Thursday 15 October 2009

Winter in a pot



Lots of people in Brighton don't have a garden. If they do, it's likely to be a small patio often with limited sunlight. For example, I was telling a friend the other day about this journal of the lazy Brighton gardener.  She said there was no point reading it because she had nowhere to grow anything. "What?" I exclaimed, possibly not in such a literary manner. "Everyone has somewhere to grow something.."  So, to prove a point to my horticulturally disinterested friend, I am setting an Autumn project for everyone. The challenge, to create a Winter display in a pot. 

There are plenty of very cheap bedding plants for sale in the nursery at the moment. Primroses, Cyclamen Coum, Solanum Capsicastrum, Cineraria, Gaultheria to name but a few. Select a couple of perennial plants (something with all year round foliage that preferaby has some colour) to give the design some structure and you have a garden in minature. 

Just to prove that I am not always lazy, I popped down to Swains Farm Shop near Henfield today and bought some plants just to demonstrate how easy it is. 


So, step one, choose some plants. Be brave, go for contrast. Grasses are wonderful against a flatter leaved plant. Put two colours together that clash..   It'll be dark and dreary soon, you'll need cheering up.

I went for:

2 x Gaulteria Procumbens
A ruby red flowered Cyclamen
1 x Thymus 'Lorna Doone'
6 x Primroses
1 minature conifer
1 Carex comans 'bronze'

Step two, make sure you have a decent looking pot to put your plants in. The pot is as important as the plants.


Buy some Multi-purpose compost. If you care about the planet, make it peat free. If you don't, then just buy ordinary. 

Step three, drainage...  What?  Make sure the pot has good drainage ie. the water is able to drain away freely. Put some old broken crocks in the bottom or better still break up the polystyrene tray your  bedding multipack came in and put it in the bottom of the pot. 


Step four.  Put compost in the pot. Don't fill it to the top. You've got to get the plants in yet.
You can add some slow release fertiliser if you desire but the wonderful fact about Autumn/Winter plants are that they are slow growing and won't need as much food. (bit like us really. )

Step five.  Put your plants into the soil after having removed them from the plastic pots that they came in (well, there's always one...)  Move them around until you're ecstatically happy with your original design and then top up the pot with soil and level. As Bridgette would say though, don't over fill your pots with soil. 

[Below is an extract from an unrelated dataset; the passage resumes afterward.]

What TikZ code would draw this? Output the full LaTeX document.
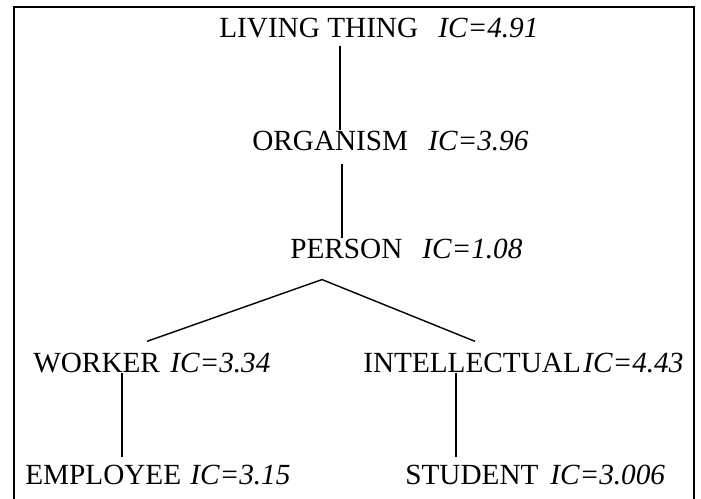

Step six. Add some grit to the top of the soil. It looks good and keeps some of the moisture in

Step seven.... WATER!

Now go and put the pot somewhere where your neighbours (and you) will see it. It's very important to keep up appearances. You don't want them thinking you're a horticultural ignoramus.. now do you?

ps. What I didn't tell you is that this pot also has some daffodil bulbs in it...  SPRING!!!!!!